* **Task goal**:
Tally how many lines of these entries hold the string "this". Return the number alone.

* **Extracted information**:
---*---

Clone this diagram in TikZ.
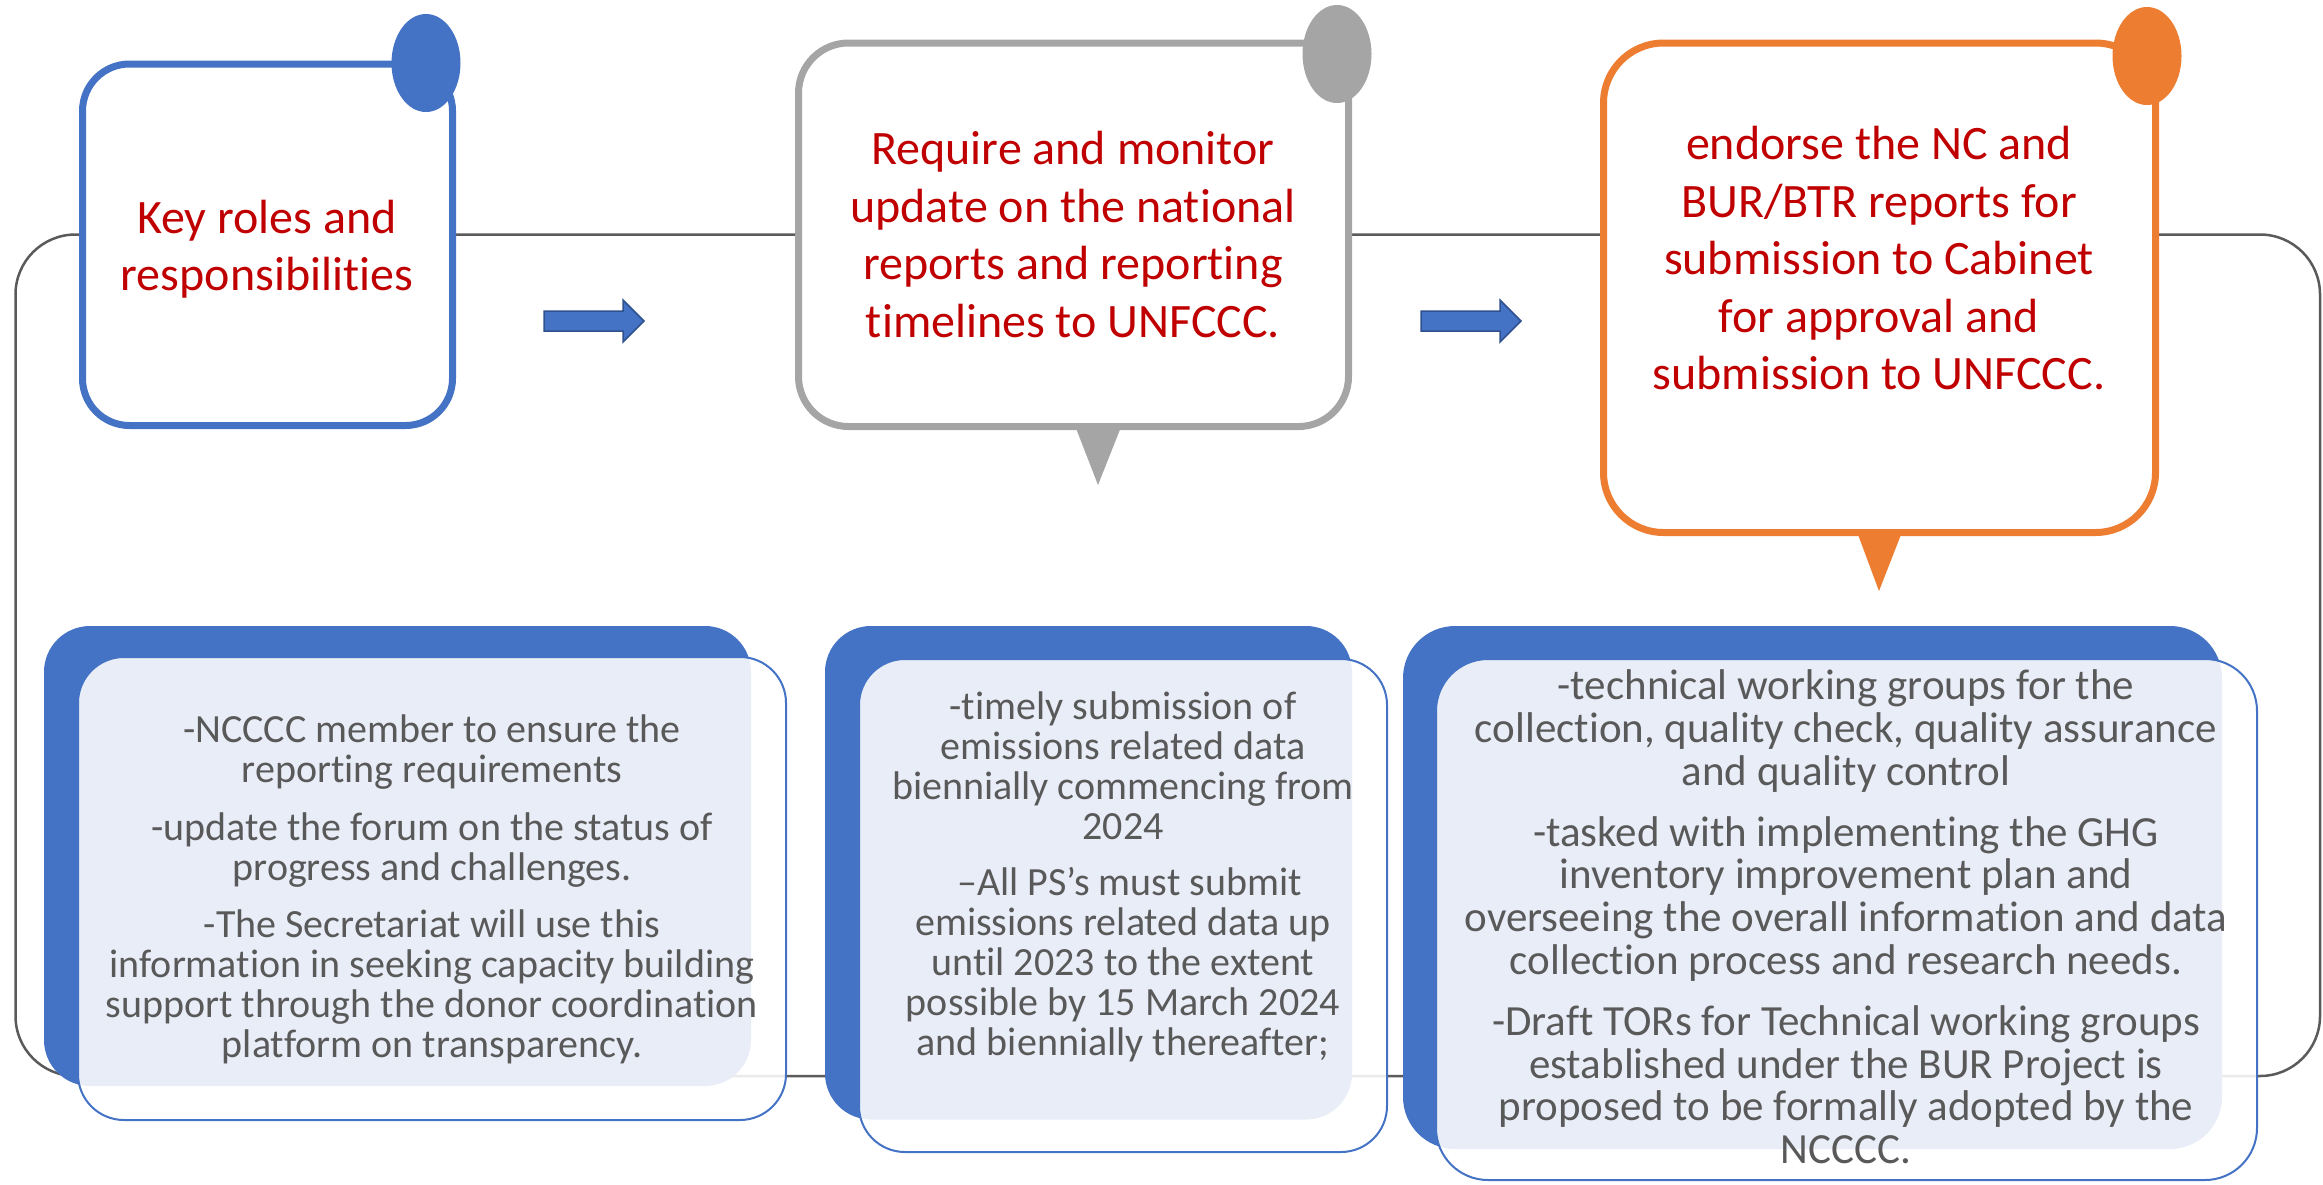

---*---

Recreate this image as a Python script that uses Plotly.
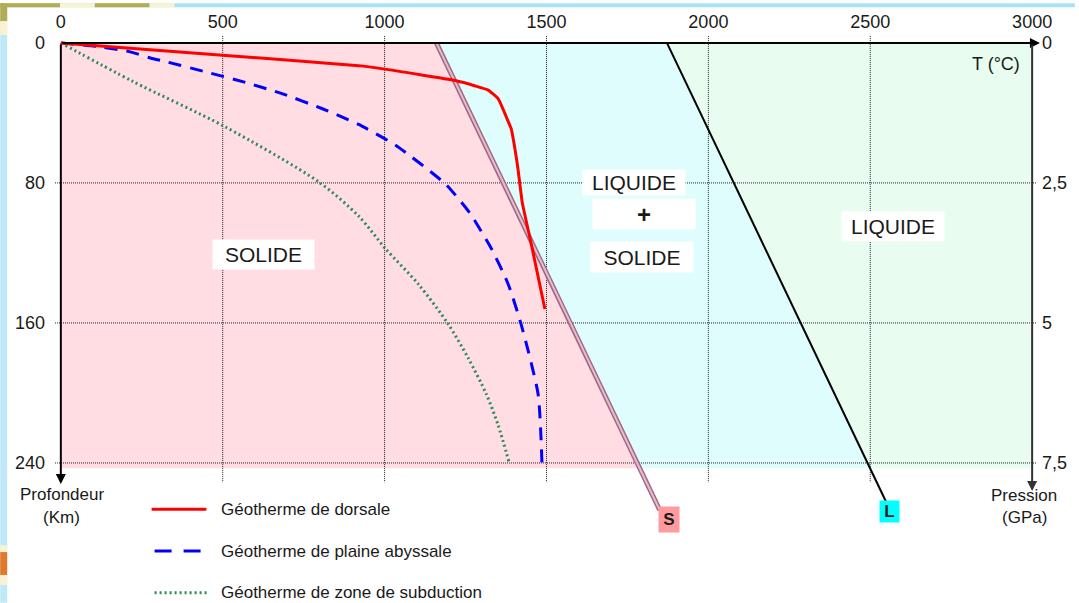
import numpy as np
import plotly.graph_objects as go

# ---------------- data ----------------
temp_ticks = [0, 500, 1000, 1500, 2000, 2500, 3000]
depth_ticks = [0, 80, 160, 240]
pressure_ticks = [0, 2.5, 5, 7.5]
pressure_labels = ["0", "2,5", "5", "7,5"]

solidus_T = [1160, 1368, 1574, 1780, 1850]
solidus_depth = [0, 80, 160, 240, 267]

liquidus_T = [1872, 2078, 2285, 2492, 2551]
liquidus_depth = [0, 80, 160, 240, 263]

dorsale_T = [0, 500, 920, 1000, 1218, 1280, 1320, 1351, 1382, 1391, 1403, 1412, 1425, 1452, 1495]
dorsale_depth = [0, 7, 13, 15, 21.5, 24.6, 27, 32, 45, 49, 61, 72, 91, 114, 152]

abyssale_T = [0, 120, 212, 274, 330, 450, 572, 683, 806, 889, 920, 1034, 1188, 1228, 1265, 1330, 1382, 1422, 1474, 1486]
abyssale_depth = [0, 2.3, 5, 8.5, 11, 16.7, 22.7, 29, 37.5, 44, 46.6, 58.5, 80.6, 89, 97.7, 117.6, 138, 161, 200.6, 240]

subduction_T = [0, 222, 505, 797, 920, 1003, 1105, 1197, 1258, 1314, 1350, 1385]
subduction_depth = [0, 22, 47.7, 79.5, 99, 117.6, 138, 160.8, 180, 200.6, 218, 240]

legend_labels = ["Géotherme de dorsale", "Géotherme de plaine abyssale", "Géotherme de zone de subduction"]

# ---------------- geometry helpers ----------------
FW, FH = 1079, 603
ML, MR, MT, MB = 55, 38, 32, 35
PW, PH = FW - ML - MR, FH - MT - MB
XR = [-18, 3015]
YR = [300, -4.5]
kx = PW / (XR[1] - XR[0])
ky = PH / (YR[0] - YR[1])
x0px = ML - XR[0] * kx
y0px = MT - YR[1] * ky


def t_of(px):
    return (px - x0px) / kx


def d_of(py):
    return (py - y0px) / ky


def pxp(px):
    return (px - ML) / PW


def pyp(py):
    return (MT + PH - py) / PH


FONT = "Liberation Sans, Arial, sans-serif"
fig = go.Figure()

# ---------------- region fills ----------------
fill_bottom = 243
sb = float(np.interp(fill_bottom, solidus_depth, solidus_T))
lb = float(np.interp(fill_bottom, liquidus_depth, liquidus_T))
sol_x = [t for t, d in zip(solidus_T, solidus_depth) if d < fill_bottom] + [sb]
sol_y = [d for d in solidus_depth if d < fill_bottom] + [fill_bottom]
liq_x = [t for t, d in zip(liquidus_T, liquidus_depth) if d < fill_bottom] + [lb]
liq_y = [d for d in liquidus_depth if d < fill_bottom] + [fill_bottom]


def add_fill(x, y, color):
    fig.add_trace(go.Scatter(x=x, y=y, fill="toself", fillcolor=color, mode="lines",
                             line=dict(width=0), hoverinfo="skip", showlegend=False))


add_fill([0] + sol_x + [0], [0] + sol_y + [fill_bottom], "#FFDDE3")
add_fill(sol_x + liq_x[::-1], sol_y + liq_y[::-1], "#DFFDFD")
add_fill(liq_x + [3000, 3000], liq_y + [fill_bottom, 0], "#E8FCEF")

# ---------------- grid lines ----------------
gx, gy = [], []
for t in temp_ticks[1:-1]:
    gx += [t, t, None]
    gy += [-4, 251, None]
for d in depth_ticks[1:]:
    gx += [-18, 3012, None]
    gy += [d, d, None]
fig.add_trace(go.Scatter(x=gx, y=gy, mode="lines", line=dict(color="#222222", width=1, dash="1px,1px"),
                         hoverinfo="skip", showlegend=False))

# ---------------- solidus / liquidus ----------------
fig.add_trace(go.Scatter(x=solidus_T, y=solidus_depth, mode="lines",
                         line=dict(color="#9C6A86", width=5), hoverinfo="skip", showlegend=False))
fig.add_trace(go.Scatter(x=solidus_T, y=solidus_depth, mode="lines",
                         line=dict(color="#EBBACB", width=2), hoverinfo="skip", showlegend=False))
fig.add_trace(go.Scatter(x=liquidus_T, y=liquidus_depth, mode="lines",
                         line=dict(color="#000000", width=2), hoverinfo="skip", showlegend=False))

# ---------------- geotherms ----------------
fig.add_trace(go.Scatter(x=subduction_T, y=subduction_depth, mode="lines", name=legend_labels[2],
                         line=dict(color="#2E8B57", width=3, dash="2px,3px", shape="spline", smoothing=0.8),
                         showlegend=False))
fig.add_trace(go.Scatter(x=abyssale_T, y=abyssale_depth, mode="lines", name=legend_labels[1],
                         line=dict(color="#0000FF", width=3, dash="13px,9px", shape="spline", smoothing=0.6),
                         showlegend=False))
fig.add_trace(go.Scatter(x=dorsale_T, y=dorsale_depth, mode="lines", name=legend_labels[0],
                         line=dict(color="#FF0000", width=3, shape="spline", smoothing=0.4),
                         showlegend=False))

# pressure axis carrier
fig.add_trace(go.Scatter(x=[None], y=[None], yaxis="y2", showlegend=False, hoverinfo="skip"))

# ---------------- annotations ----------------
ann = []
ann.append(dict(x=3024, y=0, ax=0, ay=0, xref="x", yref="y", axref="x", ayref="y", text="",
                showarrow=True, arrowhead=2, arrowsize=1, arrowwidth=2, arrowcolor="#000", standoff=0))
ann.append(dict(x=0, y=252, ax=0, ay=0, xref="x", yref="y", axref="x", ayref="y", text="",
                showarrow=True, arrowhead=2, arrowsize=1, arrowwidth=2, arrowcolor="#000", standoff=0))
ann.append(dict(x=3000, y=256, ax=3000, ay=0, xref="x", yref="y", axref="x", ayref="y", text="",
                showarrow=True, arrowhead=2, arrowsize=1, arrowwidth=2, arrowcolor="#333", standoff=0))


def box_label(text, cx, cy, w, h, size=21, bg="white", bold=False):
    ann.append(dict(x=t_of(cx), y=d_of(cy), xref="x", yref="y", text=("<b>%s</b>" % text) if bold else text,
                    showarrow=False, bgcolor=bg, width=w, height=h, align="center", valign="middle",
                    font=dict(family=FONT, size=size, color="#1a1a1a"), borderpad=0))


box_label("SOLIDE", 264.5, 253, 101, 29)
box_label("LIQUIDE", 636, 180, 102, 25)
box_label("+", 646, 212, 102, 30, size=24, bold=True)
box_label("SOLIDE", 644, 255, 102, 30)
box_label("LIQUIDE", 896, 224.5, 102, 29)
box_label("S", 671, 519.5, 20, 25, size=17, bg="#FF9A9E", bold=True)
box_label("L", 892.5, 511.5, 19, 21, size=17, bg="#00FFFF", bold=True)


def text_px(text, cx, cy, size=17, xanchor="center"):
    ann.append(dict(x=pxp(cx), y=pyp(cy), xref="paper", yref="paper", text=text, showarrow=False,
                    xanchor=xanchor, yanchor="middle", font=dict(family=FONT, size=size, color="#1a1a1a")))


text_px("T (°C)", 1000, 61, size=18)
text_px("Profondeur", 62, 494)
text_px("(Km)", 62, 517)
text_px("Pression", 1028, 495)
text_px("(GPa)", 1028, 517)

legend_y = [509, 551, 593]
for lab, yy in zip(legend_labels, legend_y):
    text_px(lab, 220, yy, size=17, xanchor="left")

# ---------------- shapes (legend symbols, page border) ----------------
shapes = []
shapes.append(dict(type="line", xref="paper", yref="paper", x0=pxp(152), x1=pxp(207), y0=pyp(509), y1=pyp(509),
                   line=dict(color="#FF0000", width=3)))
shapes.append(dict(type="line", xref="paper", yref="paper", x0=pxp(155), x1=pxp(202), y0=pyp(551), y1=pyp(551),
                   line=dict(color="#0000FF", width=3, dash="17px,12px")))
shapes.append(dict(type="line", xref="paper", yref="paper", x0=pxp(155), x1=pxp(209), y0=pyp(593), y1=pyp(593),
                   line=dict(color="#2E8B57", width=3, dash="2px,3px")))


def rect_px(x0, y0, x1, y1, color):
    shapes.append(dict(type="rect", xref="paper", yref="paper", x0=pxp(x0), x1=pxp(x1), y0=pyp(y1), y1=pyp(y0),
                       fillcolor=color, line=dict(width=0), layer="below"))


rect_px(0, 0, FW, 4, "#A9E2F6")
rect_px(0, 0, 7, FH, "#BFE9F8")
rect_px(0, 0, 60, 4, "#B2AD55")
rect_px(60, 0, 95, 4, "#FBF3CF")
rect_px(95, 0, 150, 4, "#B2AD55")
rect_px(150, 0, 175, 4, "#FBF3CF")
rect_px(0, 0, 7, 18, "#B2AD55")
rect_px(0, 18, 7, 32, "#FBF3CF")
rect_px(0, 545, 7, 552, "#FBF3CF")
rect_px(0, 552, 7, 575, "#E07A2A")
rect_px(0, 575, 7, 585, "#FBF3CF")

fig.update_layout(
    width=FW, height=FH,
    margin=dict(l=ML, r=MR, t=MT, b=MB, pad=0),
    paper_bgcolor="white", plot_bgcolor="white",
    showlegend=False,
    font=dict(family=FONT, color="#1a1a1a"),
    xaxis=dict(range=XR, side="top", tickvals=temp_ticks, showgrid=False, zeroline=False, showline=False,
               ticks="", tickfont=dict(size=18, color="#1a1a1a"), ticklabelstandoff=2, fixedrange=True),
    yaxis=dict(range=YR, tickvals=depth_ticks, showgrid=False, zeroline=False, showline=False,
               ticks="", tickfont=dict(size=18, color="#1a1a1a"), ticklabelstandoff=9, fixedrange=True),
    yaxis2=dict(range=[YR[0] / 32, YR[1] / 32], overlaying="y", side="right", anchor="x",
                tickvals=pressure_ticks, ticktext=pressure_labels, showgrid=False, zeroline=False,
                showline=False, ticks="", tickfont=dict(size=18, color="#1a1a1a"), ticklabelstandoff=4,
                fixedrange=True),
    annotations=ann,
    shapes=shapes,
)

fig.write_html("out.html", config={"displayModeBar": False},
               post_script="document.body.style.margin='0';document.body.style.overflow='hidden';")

---*---

* **Response below**:
2